Burial ground, Garranes, Co. Cork
Co. Cork |
Burial Grounds
At a road junction near Garranes in County Cork, a small triangular wedge of ground sits between converging roads and a field fence.
There are no headstones, no inscriptions, nothing to mark individual graves. To a passing driver it would look like an unremarkable scrap of land, the kind that accumulates at odd road junctions simply because no one could build on it. But according to local tradition, this modest plot served as a burial ground for unbaptised children, a function that quietly sets it apart from the ordinary landscape.

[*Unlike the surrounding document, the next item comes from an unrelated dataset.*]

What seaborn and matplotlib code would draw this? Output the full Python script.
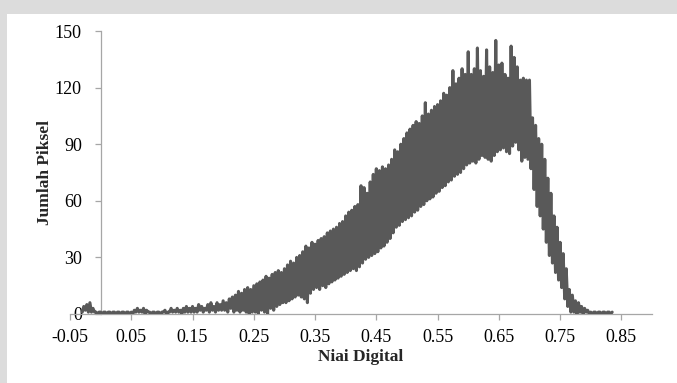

Sites of this kind are known in Irish as cilliní, the singular being cillín, a diminutive of the word for church. The name hints at a spiritual in-between: these were not consecrated churchyards, and for centuries Catholic doctrine held that infants who died before baptism could not be buried in hallowed ground. Communities across Ireland responded by designating marginal spaces, often on boundaries, beside roads, or near ancient earthworks, as informal resting places for these children, as well as for others excluded from formal burial, including stillborns, strangers, and the unbaptised poor. The site at Garranes is noted as a cillín by the archaeologist Seán P. Ó Ríordáin, who recorded it in 1942, giving the place at least an eight-decade paper trail even if the burials themselves are far older in practice.
The site is roadside and accessible in the sense that it sits in plain view, defined on two sides by roads and on the north by a field boundary. Its triangular shape is itself typical of the way such places occupied leftover or liminal ground. There are no grave markers to look for, but that absence is itself the point: the invisibility of these burials was never incidental. It was the condition under which they existed.